FOREST CITY ENTERPRISES, INC., which grew to own some $2 billion in real estate in 1993, was founded in 1922 by Jewish Polish immigrant Charles Ratner who opened the Forest City Materials Co. to sell lumber and building materials at E. 93rd St. and Harvard Ave. After incorporation in 1924, Ratner's 2 brothers, LEONARD and MAX, joined the business in 1925 and by 1928 Charles had sold out to them. Selling primarily to professional builders, Forest City thrived and moved into the building business itself, constructing garages, cottages, and unfinished furniture. In 1941 the company became one of the nation's first firms to manufacture prefabricated homes. Forest City profited from the post-WORLD WAR II boom as a pioneer in the "do-it-yourself" home improvement market when it opened its first retail store in 1955. Two years later, the company built a large lumberyard and building materials center on Brookpark Rd. in Brooklyn, which became its headquarters in 1965.

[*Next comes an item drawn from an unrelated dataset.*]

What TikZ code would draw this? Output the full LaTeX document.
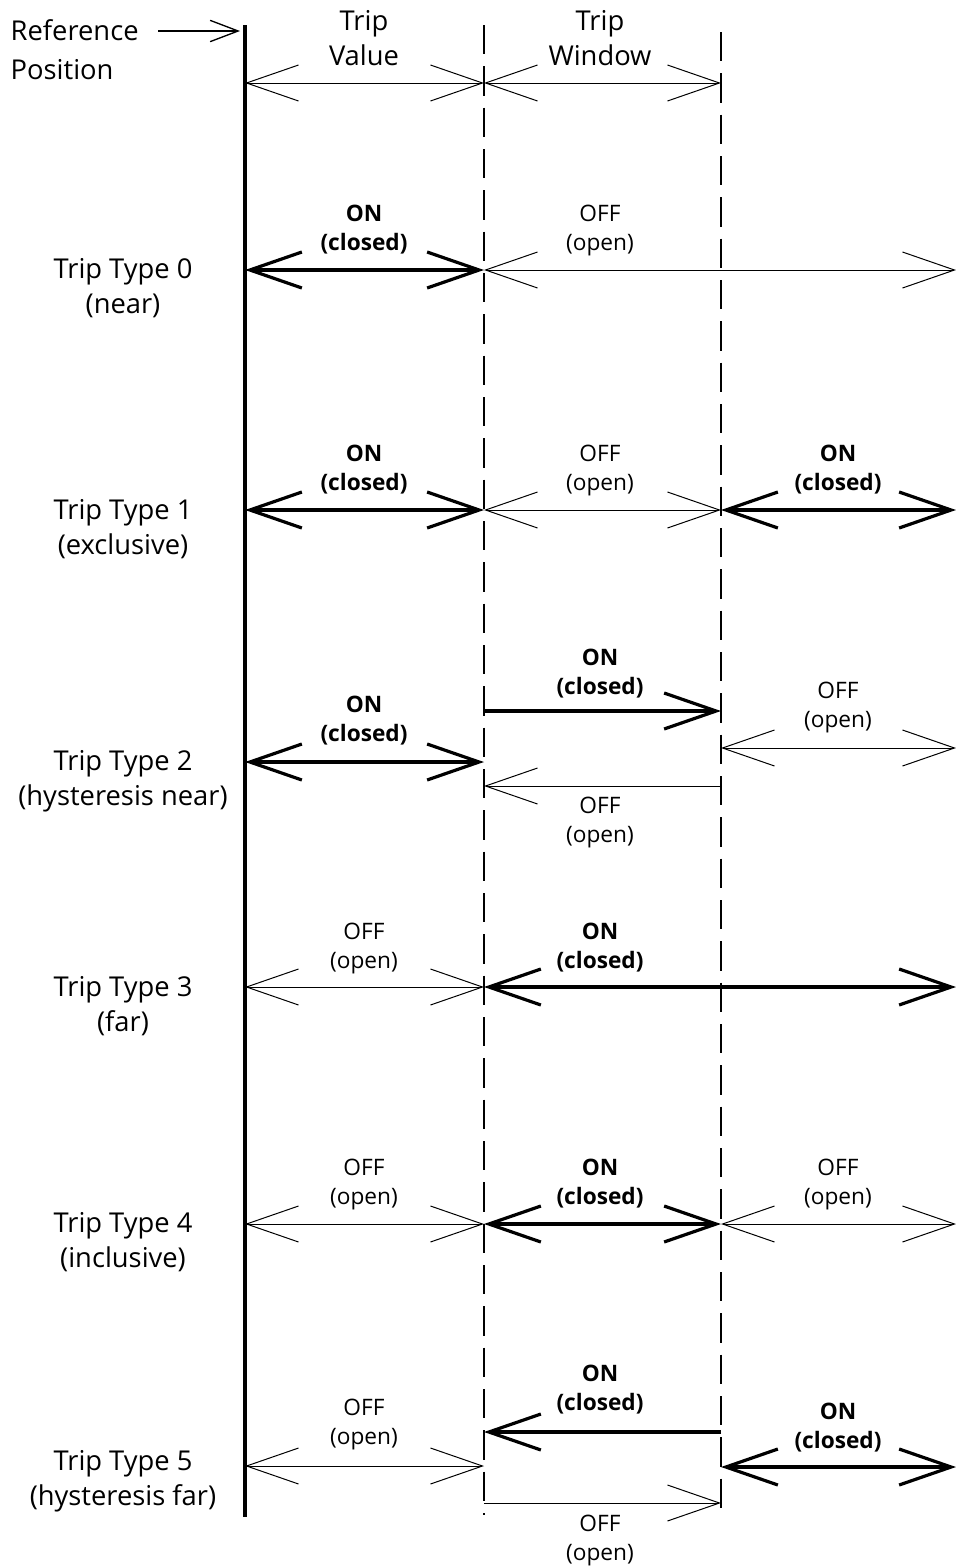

In 1960 the Ratner family consolidated its interests in the lumber and building materials field and the management of commercial properties into a new firm, Forest City Enterprises, Inc. By 1983 it had 20 home-center retail stores, 7 of them in the Cleveland area. After its 1960 reorganization, Forest City's greatest growth occurred in real estate, as it built, owned, and managed shopping malls, office and industrial buildings, hotels, and apartment complexes across the nation. Its acquisition of Thomas J. Dillon & Co. in 1968 provided the firm with modular units that Dillon had developed, which allowed for a fast and efficient building system for mass-produced housing and Forest City became Cleveland's largest apartment and home builder. Forest City Rental Properties, formed as a separate company in 1969 for its real estate enterprises, concentrated on larger urban developments, such as Cleveland's Halle Bldg. (see HALLE BROS. CO.), purchased in 1982, and the Tower City project, which was begun in 1980 and opened in March 1990.
In 1991 Forest City entered into the first U.S.-Mexico joint transportation ventures with Burlington Northern, Inc., to facilitate trade by integrating rail and barge services between interior points in Mexico and the U.S. In 1993 Forest City became part of a partnership to build 3,000 residential units in Las Vegas. In 1993 Forest City's revenues topped $500 million.